Although equanimity in itself is not singled out as a practice or an effect of philosophical Daoism, Wu wei is a related concept and can be thought to be a broader term which also includes equanimity.

===Stoicism===
Equanimity is central to Stoic ethics and psychology. The Greek Stoics use the word apatheia or ataraxia whereas the Roman Stoics used the Latin word aequanimitas. The Roman Emperor Marcus Aurelius's Meditations details a philosophy of service and duty, describing how to find and preserve equanimity in the midst of conflict by following nature as a source of guidance and inspiration.
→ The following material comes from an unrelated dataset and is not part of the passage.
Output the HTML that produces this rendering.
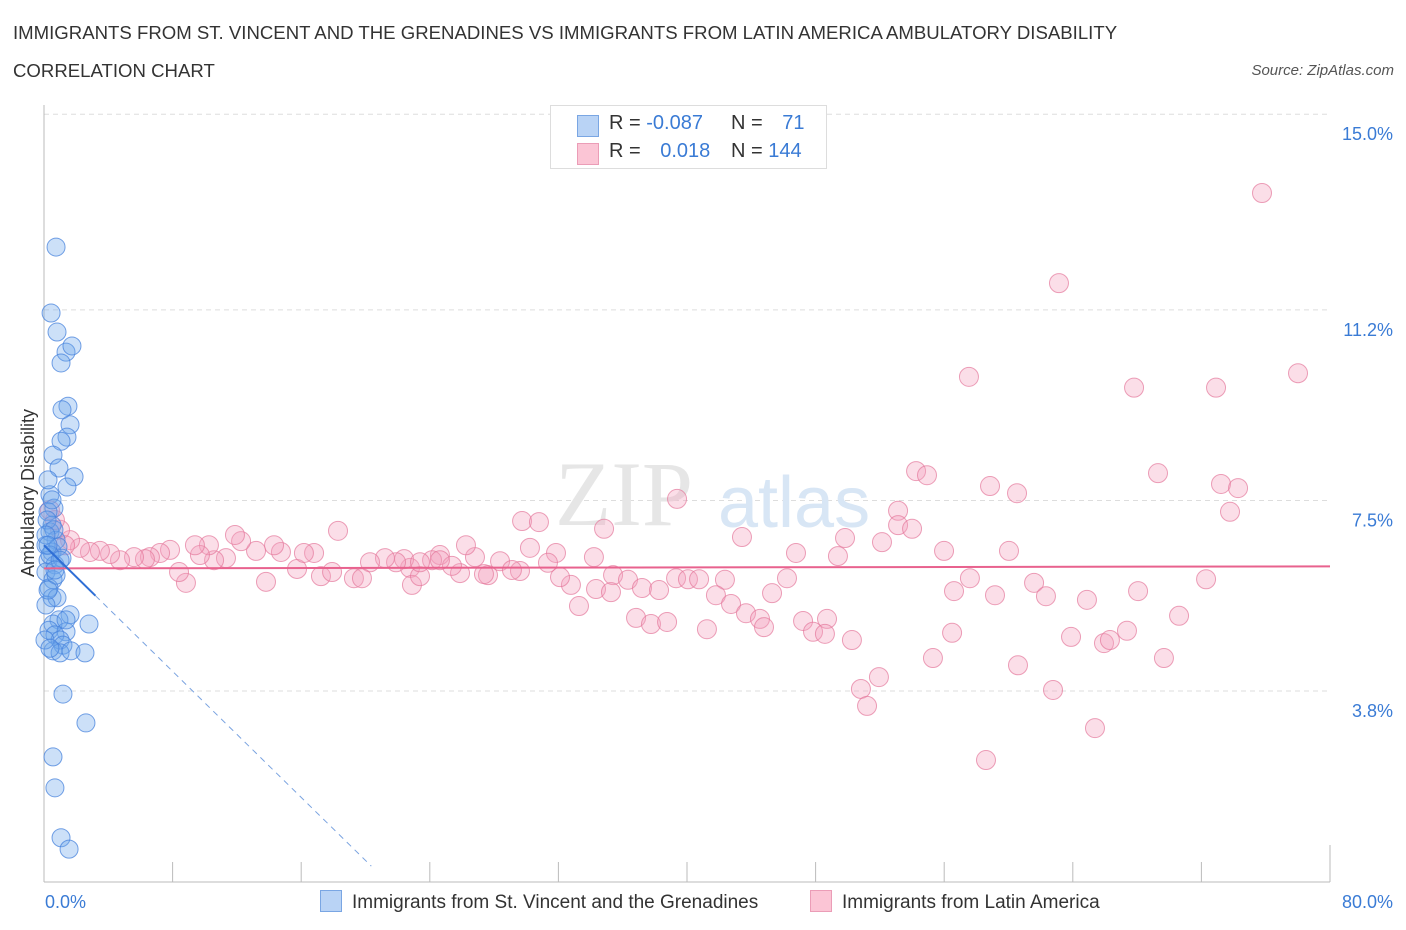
<!DOCTYPE html>
<html><head><meta charset="utf-8"><style>
body{margin:0;background:#fff;font-family:"Liberation Sans",sans-serif;}
#wrap{position:relative;width:1406px;height:930px;overflow:hidden;}
.t{position:absolute;}
</style></head><body>
<div id="wrap">
<div class="t" style="left:13px;top:14px;font-size:18.6px;color:#333;line-height:38px;">IMMIGRANTS FROM ST. VINCENT AND THE GRENADINES VS IMMIGRANTS FROM LATIN AMERICA AMBULATORY DISABILITY<br>CORRELATION CHART</div>
<div class="t" style="right:12px;top:62px;font-size:15px;color:#555;font-style:italic;">Source: ZipAtlas.com</div>
<svg id="svg" width="1406" height="930" style="position:absolute;left:0;top:0"></svg>
</div>
<script>
const xTicks=[0,80];
const yTicks=[3.8,7.5,11.2,15.0];
const blueX=[0.75,0.44,0.81,1.37,1.74,1.06,1.49,1.12,1.62,1.43,1.06,0.56,0.93,1.87,1.43,0.37,0.62,0.25,0.50,0.37,0.75,0.12,0.50,0.25,0.68,0.12,0.56,0.31,0.50,0.81,0.12,1.62,0.93,0.56,2.80,0.31,1.37,0.68,1.00,1.18,0.56,1.00,1.68,2.55,1.18,2.61,0.56,0.68,1.06,1.56,0.25,0.19,0.87,0.37,0.62,0.12,1.12,0.75,0.25,1.37,0.06,0.37,1.00,0.68,0.25,0.50];
const blueY=[12.42,11.14,10.77,10.38,10.50,10.17,9.33,9.26,8.97,8.73,8.65,8.38,8.13,7.96,7.76,7.61,7.35,7.28,7.02,6.89,6.73,6.63,6.50,6.34,6.25,6.11,5.96,5.80,5.61,5.61,5.47,5.28,5.18,5.10,5.10,4.98,4.95,4.89,4.79,4.69,4.58,4.54,4.58,4.54,3.74,3.18,2.52,1.92,0.95,0.73,7.90,7.12,6.60,6.44,6.93,6.83,6.38,6.05,5.76,5.18,4.79,4.63,6.34,6.15,6.63,7.51];
const pinkX=[75.77,63.14,57.54,67.81,72.91,78.01,54.25,54.93,58.85,60.53,69.30,73.22,74.28,73.78,39.38,53.13,53.13,54.00,52.13,49.83,43.42,29.74,30.79,34.84,55.99,60.03,46.78,49.39,39.32,40.06,40.75,42.36,46.22,57.60,61.59,72.29,56.61,59.16,62.33,64.88,68.06,41.80,45.29,42.74,43.67,44.54,44.79,47.22,48.71,47.84,48.58,36.83,37.76,38.76,41.24,50.26,56.49,63.89,65.94,66.31,67.37,70.61,55.30,60.59,69.67,51.94,50.82,51.20,62.77,65.38,58.60,33.28,32.78,32.10,34.34,35.40,36.33,37.20,35.27,38.26,30.23,31.85,34.21,31.35,29.61,27.62,28.37,26.81,26.25,24.63,24.14,22.77,22.40,21.90,21.21,20.28,19.28,19.78,18.29,17.23,17.92,15.74,14.74,16.80,16.17,14.31,13.81,13.19,12.26,11.88,11.32,10.58,10.26,9.70,9.39,8.83,8.40,7.84,7.22,6.59,6.28,5.60,4.73,4.11,3.48,2.86,2.24,1.62,1.00,0.68,0.37,1.31,22.89,23.39,25.88,25.38,27.37,29.11,23.39,24.63];
const pinkY=[13.47,11.72,9.90,9.69,9.69,9.97,8.07,7.99,7.78,7.64,8.03,7.82,7.74,7.28,7.53,7.30,7.02,6.95,6.69,6.77,6.79,7.10,7.08,6.95,6.52,6.52,6.48,6.42,5.99,5.97,5.97,5.96,5.99,5.99,5.90,5.97,5.74,5.66,5.64,5.57,5.74,5.66,5.70,5.49,5.31,5.20,5.04,5.16,5.20,4.95,4.91,5.22,5.10,5.14,5.00,4.79,4.93,4.85,4.73,4.79,4.97,5.26,4.44,4.30,4.44,4.07,3.84,3.51,3.82,3.08,2.46,5.45,5.86,6.01,5.78,6.05,5.96,5.80,5.72,5.76,6.58,6.48,6.40,6.29,6.13,6.05,6.32,6.40,6.63,6.44,6.34,6.19,6.36,6.30,6.38,6.30,5.99,5.99,6.91,6.03,6.11,6.17,6.50,6.48,6.48,6.63,5.92,6.52,6.71,6.83,6.38,6.34,6.63,6.44,6.63,5.90,6.11,6.54,6.48,6.40,6.36,6.40,6.34,6.46,6.52,6.50,6.58,6.73,6.93,7.12,7.31,6.63,5.86,6.03,6.09,6.23,6.07,6.15,6.30,6.34];
const blueTrend=[6.63,-0.306];
const pinkTrend=[6.18,0.0005];

const NS="http://www.w3.org/2000/svg";
const svg=document.getElementById('svg');
const X0=44,X1=1330,YB=882;
function xs(v){return X0+(v-xTicks[0])/(xTicks[1]-xTicks[0])*(X1-X0);}
function ys(v){return 691-(v-3.8)*51.5;}
function el(t,a,p){const e=document.createElementNS(NS,t);for(const k in a)e.setAttribute(k,a[k]);(p||svg).appendChild(e);return e;}

yTicks.forEach(v=>{
 const g=el('line',{x1:X0,x2:X1,y1:ys(v),y2:ys(v),stroke:'#ddd','stroke-dasharray':'5,4'});
 
 
 const t=el('text',{x:1393,y:ys(v)+26,'text-anchor':'end','font-size':18,fill:'#3a7bd5','font-family':'Liberation Sans'});
 t.textContent=v.toFixed(1)+'%';
 
 
});
const ax=el('line',{x1:X0,x2:X1,y1:YB,y2:YB,stroke:'#bbb'});


const ay=el('line',{x1:X0,x2:X0,y1:105,y2:YB,stroke:'#bbb'});


for(let i=0;i<=10;i++){
 const x=X0+i*(X1-X0)/10;
 const tk=el('line',{x1:x,x2:x,y1:i==0||i==10?845:862,y2:YB,stroke:'#bbb'});
 
 
}
xTicks.forEach((v,i)=>{
 const t=el('text',{x:i==0?45:1393,y:908,'text-anchor':i==0?'start':'end','font-size':18,fill:'#3a7bd5','font-family':'Liberation Sans'});
 t.textContent=v.toFixed(1)+'%';
 
 
});
const wm=el('text',{x:555,y:525,'font-size':92,fill:'#e6e6e6','font-family':'Liberation Serif'});
wm.textContent='ZIP';


const wm2=el('text',{x:718,y:527,'font-size':72,fill:'#d8e6f5','font-family':'Liberation Sans'});
wm2.textContent='atlas';



const yl=el('text',{x:0,y:0,transform:'translate(34,493) rotate(-90)','text-anchor':'middle','font-size':18,fill:'#333','font-family':'Liberation Sans'});
yl.textContent='Ambulatory Disability';



pinkX.forEach((v,i)=>{
 const c=el('circle',{cx:xs(v),cy:ys(pinkY[i]),r:9.5,fill:'rgba(244,160,188,0.35)',stroke:'rgba(228,120,155,0.7)','stroke-width':1});
 
 
});
blueX.forEach((v,i)=>{
 const c=el('circle',{cx:xs(v),cy:ys(blueY[i]),r:9,fill:'rgba(110,165,235,0.35)',stroke:'rgba(70,130,220,0.75)','stroke-width':1});
 
 
});
const pt=el('line',{x1:xs(0),x2:xs(80),y1:ys(pinkTrend[0]),y2:ys(pinkTrend[0]+pinkTrend[1]*80),stroke:'#e8628e','stroke-width':2});


const bt=el('line',{x1:xs(0),x2:xs(3.2),y1:ys(blueTrend[0]),y2:ys(blueTrend[0]+blueTrend[1]*3.2),stroke:'#2f6fd6','stroke-width':2});


const bxEnd=(0.4-blueTrend[0])/blueTrend[1];
const bd=el('line',{x1:xs(3.2),x2:xs(bxEnd),y1:ys(blueTrend[0]+blueTrend[1]*3.2),y2:ys(0.4),stroke:'#7aa3e0','stroke-width':1,'stroke-dasharray':'6,5'});


</script>
<div class="t" style="left:550px;top:105px;width:275px;height:62px;border:1px solid #ddd;background:#fff;font-size:20px;color:#333;">
 <div style="position:absolute;left:26px;top:9px;width:20px;height:20px;background:#b9d3f5;border:1px solid #7aa6e3;"></div>
 <div style="position:absolute;left:58px;top:6px;">R = <span style="color:#3a7bd5">-0.087</span></div>
 <div style="position:absolute;left:180px;top:6px;">N = <span style="color:#3a7bd5;margin-left:14px">71</span></div>
 <div style="position:absolute;left:26px;top:37px;width:20px;height:20px;background:#fbc5d5;border:1px solid #eb9db7;"></div>
 <div style="position:absolute;left:58px;top:34px;">R = <span style="color:#3a7bd5;margin-left:14px">0.018</span></div>
 <div style="position:absolute;left:180px;top:34px;">N = <span style="color:#3a7bd5">144</span></div>
</div>
<div class="t" style="left:320px;top:890px;font-size:19px;color:#333;">
 <span style="display:inline-block;width:20px;height:20px;background:#b9d3f5;border:1px solid #7aa6e3;vertical-align:-4px;margin-right:10px;"></span>Immigrants from St. Vincent and the Grenadines</div>
<div class="t" style="left:810px;top:890px;font-size:19px;color:#333;">
 <span style="display:inline-block;width:20px;height:20px;background:#fbc5d5;border:1px solid #eb9db7;vertical-align:-4px;margin-right:10px;"></span>Immigrants from Latin America</div>
</body></html>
His adoptive father Antoninus Pius's last word was uttered when the tribune of the night-watch came to ask him for the night's password. Pius chose "Equanimity" ("Æquanimitas.").

===Epicureanism===
Epicurus believed that what he called "pleasure" (ἡδονή) was the greatest good, but that the way to attain such pleasure was to live modestly, to gain knowledge of the workings of the world, and to limit one's desires. This would lead the practitioner of Epicureanism to attain ataraxia (equanimity).